Mayeul, who is based in Cotonou (Benin), saw an evolving, yet underrepresented, African landscape before him. There is no shortage of imagery of wild African safaris in media. What is lacking are images of Africa which include the growing cityscapes, seamlessly melding into majestic mountains and sweeping plains. Mayeul wanted to show this near unknown urban Africa.
The feedback on the works has been encouraging and has even garnered Mayeul some funding to explore other African cities, such as Johannesburg, Kigali, and Lagos. He hopes to expand the project even further to include cities such as Accra, Nairobi, Addis Ababa, Dakar, Luanda, Dar es Salaam, Cairo, Algiers, Rabat, Kinshasa or Gaborone (to name a few). It sounds ambitious, but also very needed, and I personally can’t wait to see the project develop further!

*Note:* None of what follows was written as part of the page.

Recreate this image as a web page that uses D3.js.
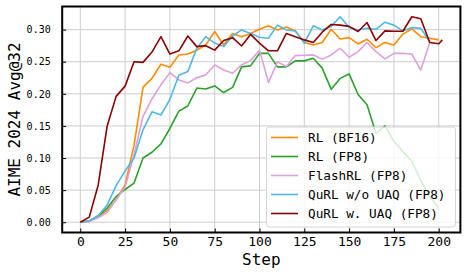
<!DOCTYPE html>
<html>
<head>
<meta charset="utf-8">
<script src="https://cdn.jsdelivr.net/npm/d3@7"></script>
<style>
  body { margin: 0; background: #fff; }
  svg { display: block; }
</style>
</head>
<body>
<div id="chart"></div>
<script>
const steps = [0, 5, 10, 15, 20, 25, 30, 35, 40, 45, 50, 55, 60, 65, 70, 75, 80, 85, 90, 95, 100,
  105, 110, 115, 120, 125, 130, 135, 140, 145, 150, 155, 160, 165, 170, 175, 180, 185, 190, 195, 200];
const redSteps = steps.concat([202]);

const rlBf16 = [0, 0.002, 0.009, 0.018, 0.035, 0.058, 0.12, 0.21, 0.224, 0.246, 0.2415, 0.2605, 0.262, 0.268,
  0.276, 0.297, 0.276, 0.294, 0.289, 0.294, 0.3005, 0.306, 0.2995, 0.304, 0.298, 0.28, 0.276, 0.28, 0.3005,
  0.2855, 0.2875, 0.2777, 0.285, 0.272, 0.28, 0.276, 0.293, 0.301, 0.289, 0.2865, 0.284];
const rlFp8 = [0, 0.002, 0.01, 0.022, 0.04, 0.051, 0.061, 0.1, 0.109, 0.122, 0.146, 0.173, 0.181, 0.209,
  0.2075, 0.2123, 0.202, 0.21, 0.242, 0.2435, 0.263, 0.263, 0.242, 0.242, 0.2513, 0.2513, 0.2555, 0.24, 0.207,
  0.224, 0.231, 0.199, 0.183, 0.138, 0.15, 0.126, 0.11, 0.095, 0.065, 0.04, 0.022];
const flashRl = [0, 0.001, 0.007, 0.015, 0.035, 0.055, 0.105, 0.165, 0.192, 0.214, 0.233, 0.2216, 0.217, 0.225,
  0.2295, 0.245, 0.237, 0.232, 0.245, 0.2517, 0.268, 0.2175, 0.25, 0.2424, 0.2595, 0.26, 0.2606, 0.254, 0.2606,
  0.271, 0.257, 0.2657, 0.28, 0.2657, 0.2544, 0.263, 0.263, 0.262, 0.237, 0.28];
const qurlWo = [0, 0.002, 0.01, 0.027, 0.057, 0.08, 0.1, 0.144, 0.172, 0.167, 0.1915, 0.229, 0.2346, 0.271,
  0.289, 0.279, 0.2735, 0.29, 0.2995, 0.294, 0.288, 0.2865, 0.307, 0.2995, 0.298, 0.279, 0.306, 0.2995, 0.305,
  0.32, 0.3035, 0.2995, 0.302, 0.3005, 0.3115, 0.307, 0.298, 0.3031, 0.302, 0.281];
const qurlW = [0, 0.008, 0.058, 0.15, 0.196, 0.212, 0.25, 0.249, 0.265, 0.289, 0.262, 0.267, 0.29, 0.2735,
  0.275, 0.268, 0.283, 0.2875, 0.2745, 0.2925, 0.279, 0.267, 0.267, 0.294, 0.289, 0.284, 0.28, 0.296, 0.308,
  0.307, 0.305, 0.297, 0.311, 0.283, 0.298, 0.2975, 0.2975, 0.32, 0.317, 0.28, 0.278, 0.284];

const names = ["RL (BF16)", "RL (FP8)", "FlashRL (FP8)", "QuRL w/o UAQ (FP8)", "QuRL w. UAQ (FP8)"];
const colors = ["#ff8c00", "#2ca02c", "#dda0dd", "#4fb8e6", "#8b0000"];
const xTicks = [0, 25, 50, 75, 100, 125, 150, 175, 200];
const yTicks = [0, 0.05, 0.1, 0.15, 0.2, 0.25, 0.3];

const series = [
  { name: names[0], color: colors[0], x: steps, y: rlBf16 },
  { name: names[1], color: colors[1], x: steps, y: rlFp8 },
  { name: names[2], color: colors[2], x: steps, y: flashRl },
  { name: names[3], color: colors[3], x: steps, y: qurlWo },
  { name: names[4], color: colors[4], x: redSteps, y: qurlW },
];

const width = 466, height = 276;
const svg = d3.select("#chart").append("svg").attr("width", width).attr("height", height);
const font = "'DejaVu Sans Mono', monospace";

const x = d3.scaleLinear().domain([-10.1, 212.1]).range([62.2, 460.4]);
const y = d3.scaleLinear().domain([-0.016, 0.336]).range([232.5, 6.5]);
const [plotL, plotR] = x.range();
const [plotB, plotT] = y.range();

// grid
svg.append("g")
  .selectAll("line")
  .data(xTicks)
  .enter().append("line")
  .attr("x1", d => x(d)).attr("x2", d => x(d))
  .attr("y1", plotT).attr("y2", plotB)
  .attr("stroke", "#cccccc").attr("stroke-width", 1);
svg.append("g")
  .selectAll("line")
  .data(yTicks)
  .enter().append("line")
  .attr("x1", plotL).attr("x2", plotR)
  .attr("y1", d => y(d)).attr("y2", d => y(d))
  .attr("stroke", "#cccccc").attr("stroke-width", 1);

// lines
const line = d3.line().x(d => x(d[0])).y(d => y(d[1]));
svg.append("g")
  .selectAll("path")
  .data(series)
  .enter().append("path")
  .attr("d", s => line(s.y.map((v, i) => [s.x[i], v])))
  .attr("fill", "none")
  .attr("stroke", s => s.color)
  .attr("stroke-width", 1.6)
  .attr("stroke-linejoin", "round");

// axes (inward ticks)
const xAxis = svg.append("g")
  .attr("transform", "translate(0," + plotB + ")")
  .call(d3.axisBottom(x).tickValues(xTicks).tickSize(-4).tickPadding(4).tickFormat(d3.format("d")));
xAxis.select(".domain").remove();
xAxis.selectAll("text").attr("font-family", font).attr("font-size", "13px").attr("fill", "#000");

const yAxis = svg.append("g")
  .attr("transform", "translate(" + plotL + ",0)")
  .call(d3.axisLeft(y).tickValues(yTicks).tickSize(-4).tickPadding(11.5).tickFormat(d3.format(".2f")));
yAxis.select(".domain").remove();
yAxis.selectAll("text").attr("font-family", font).attr("font-size", "10px").attr("fill", "#000");

// frame
svg.append("rect")
  .attr("x", plotL).attr("y", plotT)
  .attr("width", plotR - plotL).attr("height", plotB - plotT)
  .attr("fill", "none").attr("stroke", "#000").attr("stroke-width", 2);

// labels
svg.append("text")
  .attr("x", (plotL + plotR) / 2).attr("y", 265)
  .attr("text-anchor", "middle")
  .attr("font-family", font).attr("font-size", "16px")
  .text("Step");
svg.append("text")
  .attr("transform", "translate(20," + (plotT + plotB) / 2 + ") rotate(-90)")
  .attr("text-anchor", "middle")
  .attr("font-family", font).attr("font-size", "16px")
  .text("AIME 2024 Avg@32");

// legend
const legend = svg.append("g");
legend.append("rect")
  .attr("x", 266.5).attr("y", 127).attr("width", 189).attr("height", 100)
  .attr("rx", 3)
  .attr("fill", "#fff").attr("fill-opacity", 0.8)
  .attr("stroke", "#d4d4d4").attr("stroke-width", 1);
const item = legend.selectAll("g.item")
  .data(series)
  .enter().append("g")
  .attr("transform", (d, i) => "translate(0," + (137.5 + i * 19) + ")");
item.append("line")
  .attr("x1", 271).attr("x2", 298)
  .attr("stroke", d => d.color).attr("stroke-width", 1.6);
item.append("text")
  .attr("x", 308).attr("dy", "0.35em")
  .attr("font-family", font).attr("font-size", "12.7px")
  .text(d => d.name);
</script>
</body>
</html>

Previously colonized countries viewed from a post-colonial lens often get a very specific treatment in media. Often, all that is shown are the effects of war or famine. For Mayeul, this project is a means to change that narrative and show that there are multiple layers of beauty and humanity.
Photography has traditionally been a craft reserved strictly for a very specific group of people. However, recently, we are seeing shifts in social structures, which are allowing for more democratic creative industries.
In plainer terms, the reality is that professional camera equipment has always been expensive and inaccessible for people without the means to buy it. Travel photography, again, was expensive unless you had the right connections with the right magazines who could help fund your travel. Showing your work was, again, only really possible unless you had the right connections with magazines or museums.
Instead, we are now in a time where you can get decent camera kit relatively cheaply. You can create an image and instantly put it online via Instagram, Twitter, or even a personal website. The barrier to entry is lower, which in turn means that standing out is harder because more people are creating more and more images daily.
This means it’s even more important for creatives to create more localized narratives. I know I’m loving some of the things video-streaming services are doing; one minute I’m watching a slow-burn drama from Iceland and the next, a reality tv competition from Spain. We’re more connected than ever, and that’s brilliant!
I digress, though. Africa isn’t a singular country but rather a continent of many countries. Mayeul acknowledges that he isn’t able to speak for an entire continent; the project isn’t about that. There have been struggles with gaining access to some of the cities, whereas others have been very welcoming and supportive of his endeavor.
Continuing with this project, Mayeul hopes to create imagery that shows a uniquely African landscape that integrates progress and tradition. His vision is to eventually collaborate with local creatives so that the spirit of the project continues to show this beauty, but in a way where creatives from a place are the ones telling their own stories and sharing the parts of their countries they themselves have grown with.